А кругом уже шли реабилитации; газеты, письма друзей каждый день сообщали о реабилитированных именах, часто мне лично известных. Конечно, мое нетерпение возрастало.
Друг моего мужа по прииску „Утиный“, Давид Исаакович Уткес посоветовал мне обратиться к Елене Дмитриевне. Сам он хорошо знал Стасову по совместной работе в 30-х годах в МОПРе, переписывался с ней. Уткес, тоже реабилитированный, собирался в Москву и обещал предварительно списаться с Еленой Дмитриевной, а потом мне сообщить.

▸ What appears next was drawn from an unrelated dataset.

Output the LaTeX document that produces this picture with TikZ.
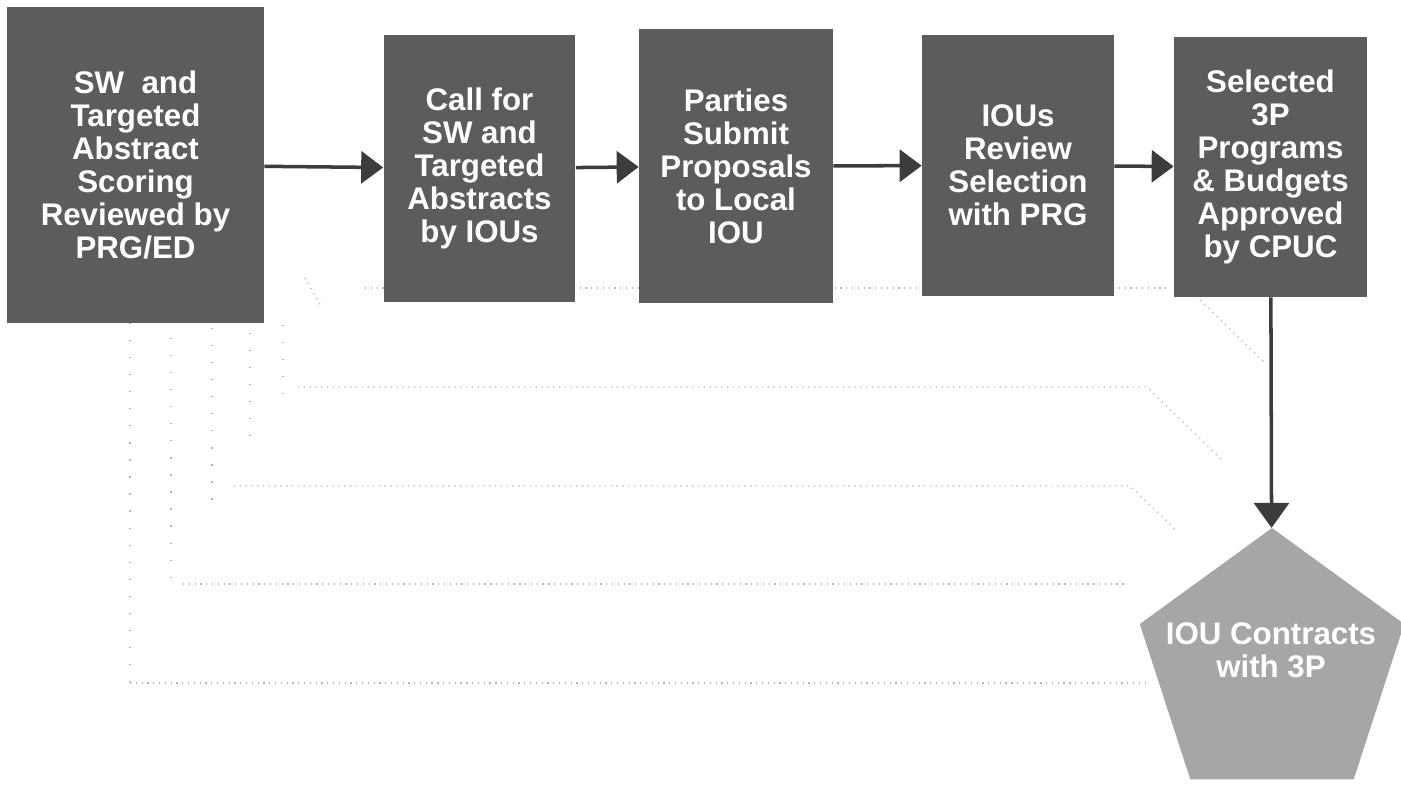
\documentclass[tikz,border=0pt]{standalone}
\usepackage{fontspec}
\setmainfont{Liberation Sans}
\usetikzlibrary{arrows.meta,shapes.geometric}
\definecolor{boxgray}{RGB}{92,92,92}
\definecolor{pentgray}{RGB}{166,166,166}
\definecolor{arrowgray}{RGB}{60,60,60}
\definecolor{guidegray}{RGB}{180,180,180}
\tikzset{
  stepbox/.style={fill=boxgray, text=white, font=\bfseries\fontsize{17.8}{18.8}\selectfont, align=center, inner sep=0pt},
  flow/.style={draw=arrowgray, line width=2pt, -{Triangle[length=4.4mm,width=6.4mm]}},
  hguide/.style={draw=guidegray, line width=0.7pt, dash pattern=on 0.7pt off 2.6pt},
  vguide/.style={draw=guidegray, line width=0.7pt, dash pattern=on 0.7pt off 9pt},
}

\begin{document}
\begin{tikzpicture}[x=0.02cm, y=-0.02cm]
\useasboundingbox (0,0) rectangle (1401,785);
\draw[hguide] (365,288) -- (1170,288);
\draw[hguide] (1200,300) -- (1265,363);
\draw[hguide] (298,387) -- (1147,387) -- (1224,462);
\draw[hguide] (234,486) -- (1130,486) -- (1176,530);
\draw[hguide] (183,584) -- (1128,584);
\draw[hguide] (130,683) -- (1150,683);
\draw[hguide] (305,278) -- (322,308);
\draw[vguide] (130,323) -- (130,683);
\draw[vguide] (171,338) -- (171,590);
\draw[vguide] (212,328) -- (212,508);
\draw[vguide] (250,333) -- (250,440);
\draw[vguide] (283,325) -- (283,397);
\node[stepbox, minimum width=5.14cm, minimum height=6.32cm] (score) at (135.5,165) {SW~ and\\Targeted\\Abstract\\Scoring\\Reviewed by\\PRG/ED};
\node[stepbox, minimum width=3.84cm, minimum height=5.34cm] (call) at (479.5,168.5) {Call for\\SW and\\Targeted\\Abstracts\\by IOUs};
\node[stepbox, minimum width=3.88cm, minimum height=5.48cm] (submit) at (736,166) {Parties\\Submit\\Proposals\\to Local\\IOU};
\node[stepbox, minimum width=3.84cm, minimum height=5.22cm] (review) at (1018,165.5) {IOUs\\Review\\Selection\\with PRG};
\node[stepbox, minimum width=3.86cm, minimum height=5.2cm] (approve) at (1270.5,167) {Selected\\3P\\Programs\\\& Budgets\\Approved\\by CPUC};
\node[regular polygon, regular polygon sides=5, minimum size=5.56cm, inner sep=0pt, fill=pentgray] (contract) at (1272,667) {};
\node[text=white, font=\bfseries\fontsize{17.8}{18.8}\selectfont, align=center] (contracttxt) at (1271,650) {IOU Contracts\\with 3P};
\draw[flow] (score) -- (call);
\draw[flow] (call) -- (submit);
\draw[flow] (submit) -- (review);
\draw[flow] (review) -- (approve);
\draw[flow, -{Triangle[length=5mm,width=7mm]}] (approve) -- (contract);
\end{tikzpicture}
\end{document}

Я не была уверена, следует ли мне писать об отце Стасовой. Отец мой был в оппозиции и с детских лет в моей памяти осталось, по рассказам взрослых, ее резко отрицательное отношение к троцкизму. Я боялась, что она не захочет хлопотать об отце, не было у меня уверенности, что она его помнит: слишком много людей прошло у нее перед глазами. К уверениям Уткеса, что она всех отлично помнит, что у нее изумительная редкая память, я, каюсь, относилась скептически.

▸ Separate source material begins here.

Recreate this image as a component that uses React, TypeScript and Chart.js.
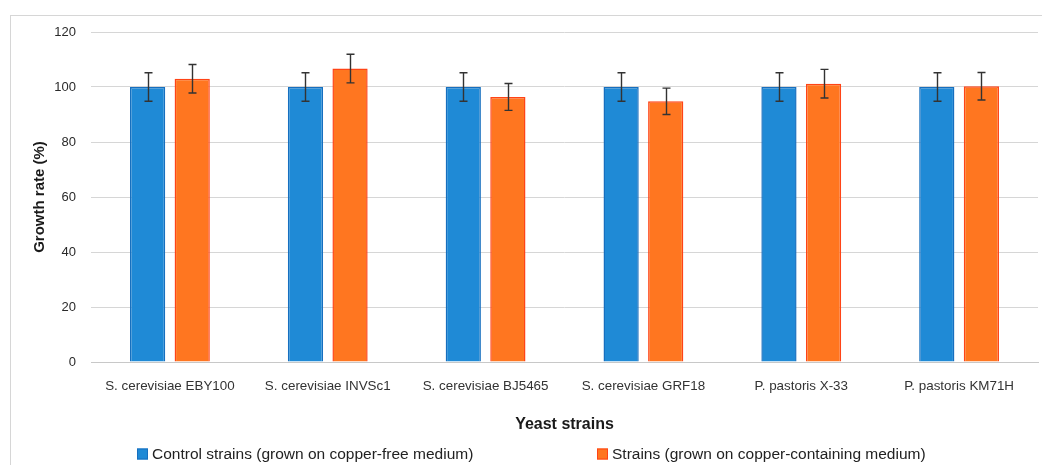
import React, { useEffect, useRef } from "react";
import { Chart, registerables } from "chart.js";

Chart.register(...registerables);

const categories = [
  "S. cerevisiae EBY100",
  "S. cerevisiae INVSc1",
  "S. cerevisiae BJ5465",
  "S. cerevisiae GRF18",
  "P. pastoris X-33",
  "P. pastoris KM71H",
];
const controlValues = [100, 100, 100, 100, 100, 100];
const controlErrors = [5.2, 5.2, 5.2, 5.2, 5.2, 5.2];
const copperValues = [103.0, 106.7, 96.4, 94.8, 101.2, 100.3];
const copperErrors = [5.2, 5.2, 4.9, 4.8, 5.2, 5.0];
const yTicks = [0, 20, 40, 60, 80, 100, 120];
const seriesLabels = [
  "Control strains (grown on copper-free medium)",
  "Strains (grown on copper-containing medium)",
];
const xTitle = "Yeast strains";
const yTitle = "Growth rate (%)";

const FONT = "'Liberation Sans', Arial, sans-serif";

const framePlugin = {
  id: "frame",
  beforeDraw(chart: any) {
    const ctx = chart.ctx;
    ctx.save();
    ctx.fillStyle = "#ffffff";
    ctx.fillRect(0, 0, chart.width, chart.height);
    ctx.strokeStyle = "#d6d6d6";
    ctx.lineWidth = 1;
    ctx.strokeRect(10.5, 15.5, chart.width + 20, chart.height + 20);
    ctx.restore();
  },
};

const errorBarPlugin = {
  id: "errorBars",
  afterDatasetsDraw(chart: any) {
    const ctx = chart.ctx;
    const yScale = chart.scales.y;
    ctx.save();
    ctx.strokeStyle = "#333333";
    ctx.lineWidth = 1.4;
    chart.data.datasets.forEach((ds: any, i: number) => {
      const meta = chart.getDatasetMeta(i);
      meta.data.forEach((bar: any, j: number) => {
        const v = ds.data[j];
        const e = ds.errorBars[j];
        const x = Math.round(bar.x) + 0.5;
        const yTop = yScale.getPixelForValue(v + e);
        const yBot = yScale.getPixelForValue(v - e);
        ctx.beginPath();
        ctx.moveTo(x, yTop);
        ctx.lineTo(x, yBot);
        ctx.moveTo(x - 4, yTop);
        ctx.lineTo(x + 4, yTop);
        ctx.moveTo(x - 4, yBot);
        ctx.lineTo(x + 4, yBot);
        ctx.stroke();
      });
    });
    ctx.restore();
  },
};

const customLegendPlugin = {
  id: "customLegend",
  afterDraw(chart: any, _args: any, opts: any) {
    const ctx = chart.ctx;
    ctx.save();
    ctx.font = `15.5px ${FONT}`;
    ctx.textBaseline = "middle";
    ctx.textAlign = "left";
    chart.data.datasets.forEach((ds: any, i: number) => {
      const x = opts.xs[i];
      const y = opts.y;
      ctx.fillStyle = ds.backgroundColor;
      ctx.fillRect(x, y - 5.5, 11, 11);
      ctx.strokeStyle = ds.borderColor;
      ctx.lineWidth = 1;
      ctx.strokeRect(x + 0.5, y - 5, 10, 10);
      ctx.fillStyle = "#222222";
      ctx.fillText(ds.label, x + 15, y + 1);
    });
    ctx.restore();
  },
};

export default function App() {
  const ref = useRef<HTMLCanvasElement | null>(null);

  useEffect(() => {
    if (!ref.current) return;
    const chart = new Chart(ref.current, {
      type: "bar",
      data: {
        labels: categories,
        datasets: [
          {
            label: seriesLabels[0],
            data: controlValues,
            errorBars: controlErrors,
            backgroundColor: "#1f8ad6",
            borderColor: "#166fbf",
            borderWidth: 1.5,
            categoryPercentage: 0.565,
            barPercentage: 0.79,
          } as any,
          {
            label: seriesLabels[1],
            data: copperValues,
            errorBars: copperErrors,
            backgroundColor: "#ff7620",
            borderColor: "#ff4416",
            borderWidth: 1.5,
            categoryPercentage: 0.565,
            barPercentage: 0.79,
          } as any,
        ],
      },
      options: {
        animation: false,
        responsive: false,
        maintainAspectRatio: false,
        layout: { padding: { left: 0, right: 4, top: 32, bottom: 28 } },
        plugins: {
          legend: { display: false },
          tooltip: { enabled: false },
          customLegend: { xs: [137, 597], y: 454 },
        } as any,
        scales: {
          x: {
            grid: { display: false },
            border: { display: true, color: "#c8c8c8", width: 1 },
            ticks: {
              color: "#333333",
              font: { family: FONT, size: 13.4 },
              padding: 8,
              maxRotation: 0,
              autoSkip: false,
            },
            title: {
              display: true,
              text: xTitle,
              color: "#1a1a1a",
              font: { family: FONT, size: 16, weight: "bold" },
              padding: { top: 0, bottom: 3 },
            },
            afterFit(scale: any) {
              scale.height = 75;
            },
          },
          y: {
            min: 0,
            max: 120,
            afterBuildTicks(scale: any) {
              scale.ticks = yTicks.map((v) => ({ value: v }));
            },
            grid: { color: "#d6d6d6", drawTicks: false, lineWidth: 1 },
            border: { display: false },
            ticks: {
              color: "#2a2a2a",
              font: { family: FONT, size: 13 },
              padding: 15,
            },
            title: {
              display: true,
              text: yTitle,
              color: "#1a1a1a",
              font: { family: FONT, size: 15, weight: "bold" },
              padding: { top: 31, bottom: 3 },
            },
            afterFit(scale: any) {
              scale.width = 91;
            },
          },
        },
      },
      plugins: [framePlugin, errorBarPlugin, customLegendPlugin],
    });
    return () => chart.destroy();
  }, []);

  return (
    <div style={{ position: "absolute", left: 0, top: 0, width: 1042, height: 465 }}>
      <canvas ref={ref} width={1042} height={465} style={{ width: 1042, height: 465 }} />
    </div>
  );
}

Уткес сдержал свое слово и вскоре сообщил, что Елена Дмитриевна не возражает, чтобы я ей написала.
С большим душевным трепетом я отправила ей письмо. Ответ на него получила неожиданно скоро, и он меня очень растрогал. Двадцать лет, начиная с 36-го года, я слышала и читала о своем отце только гадости, вранье и ругательства, и вдруг я получаю доброжелательное письмо с такими словами: „я знала вашего отца как хорошего большевика“. (Письмо это хранится в моем архиве). Это были первые добрые слова о моем отце и там, на Колыме, они произвели на меня и на мою семью огромное впечатление. В том же письме Елена Дмитриевна сообщила, что мое письмо со своим отзывом об отце она направила в Военную Прокуратуру с просьбой ускорить пересмотр дела. Спрашивала, не нужно ли мне выслать книги для чтения. Довольно быстро, благодаря вмешательству Елены Дмитриевны и А.И. Микояна, отец был посмертно реабилитирован, а также и моя мама, осужденная „как член семьи врага народа“.